Getting your head around reducing waste can be challenging. Try thinking of there being three varieties of reducing
- Redesigning is when manufacturers reduce the amount of material they use to create a package or product. It's a win-win, saving the manufacturer on materials costs and reducing the impact of making and transporting that package or product. One example is the difference between a single-serve pop bottle and those paper-thin water bottles that are common now. All water bottles used to be as thick as today's pop bottles. Clearly those paper-thin bottles use less plastic to accomplish the same job.
- Replacing, as in replacing something disposable or recyclable with something you will reuse many, many times. Using the example of a water bottle again, if someone is buying bottled water every day and switches to tap or water-cooler water served in a drinking glass or reusable water bottles, they will reduce demand to produce water bottles by hundreds or even thousands of bottles per year.

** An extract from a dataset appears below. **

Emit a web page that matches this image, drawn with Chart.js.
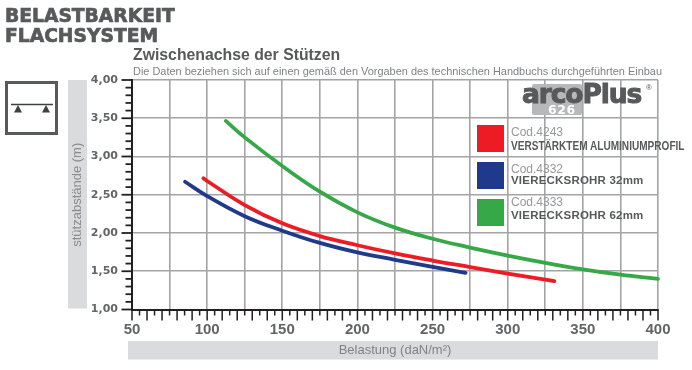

- Reprioritizing. Generally, our society is committed to the belief that more is better. But many of us are realizing that when we have more things than we actively use, managing all that stuff can take our time and energy away from more important things in life. What flows from this choice? When we choose to buy fewer things, that also reduces waste. There are great tips online for discerning what things really add value to your life and which you would never miss. (Search on “decluttering” or “minimalism.”)
Whether you're reusing by
- replacing a bunch of something disposable or recyclable with something reusable (Yes, this overlaps with #2 under reducing.) or
- offering good things you don't want anymore for others to use (think passing clothes down, garage sales, second-hand stores, online auctions, exchange parties) or
- getting things you need second-hand instead of buying new,
it's great for the environment. And the economy. Even better than recycling!